The historical figure of St. Nicholas does not resemble Santa Claus. He is usually depicted as a tall, thin man in long robes. St. Nicholas earned his sainthood through refusing to renounce Christianity, his charity, and the miracles he supposedly performed. He became a very popular saint, presiding over the well-being of sailors and children. Traditionally, he brought gifts on December 6. However, after the protestant reformation, some regions began to exchange gifts on Christmas, telling their children that the gifts came from the Christ child. The practice of exchanging gifts on Christmas slowly spread throughout Europe.
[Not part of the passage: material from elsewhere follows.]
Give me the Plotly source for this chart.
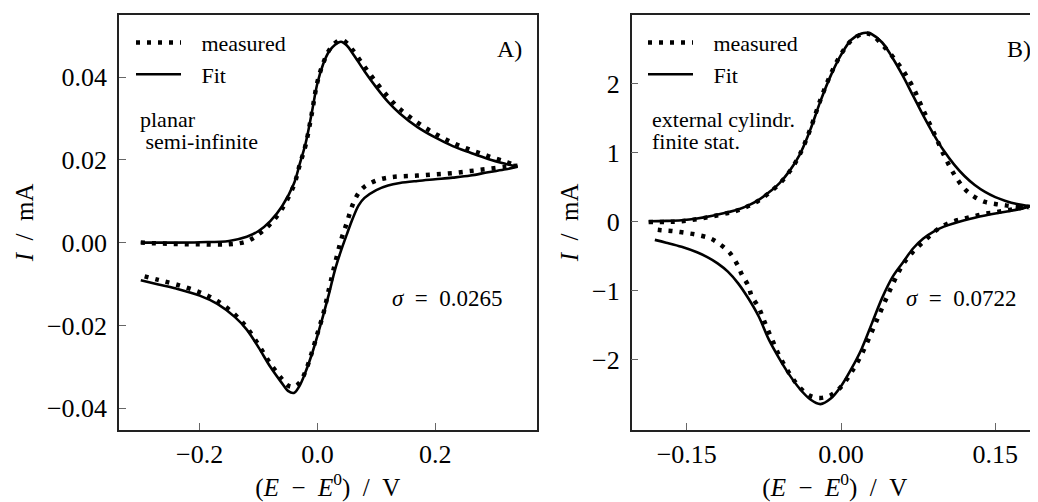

The name "Santa Claus" comes from "Sinterklaas," a Dutch nickname for St. Nicholas. When Dutch immigrants came to America, they brought their traditions with them, and Sinterklaas slowly morphed into the modern Santa Claus.
Much of the modern mythology around Santa Claus stems from 19th century American stories and poems, such as "The Night Before Christmas." These depictions also became popular in Europe.
In many European cultures, Saint Nicholas does not travel alone. In most of Germany, he has an assistant named Knecht Ruprecht, a sooty figure who carries the gifts for good children and beats naughty children with a rod. In the Netherlands, a similar figure goes by Zwarte Piet. In Austria and Southern Germany, he has a terrifying assistant called Krampus, a devil-like creature.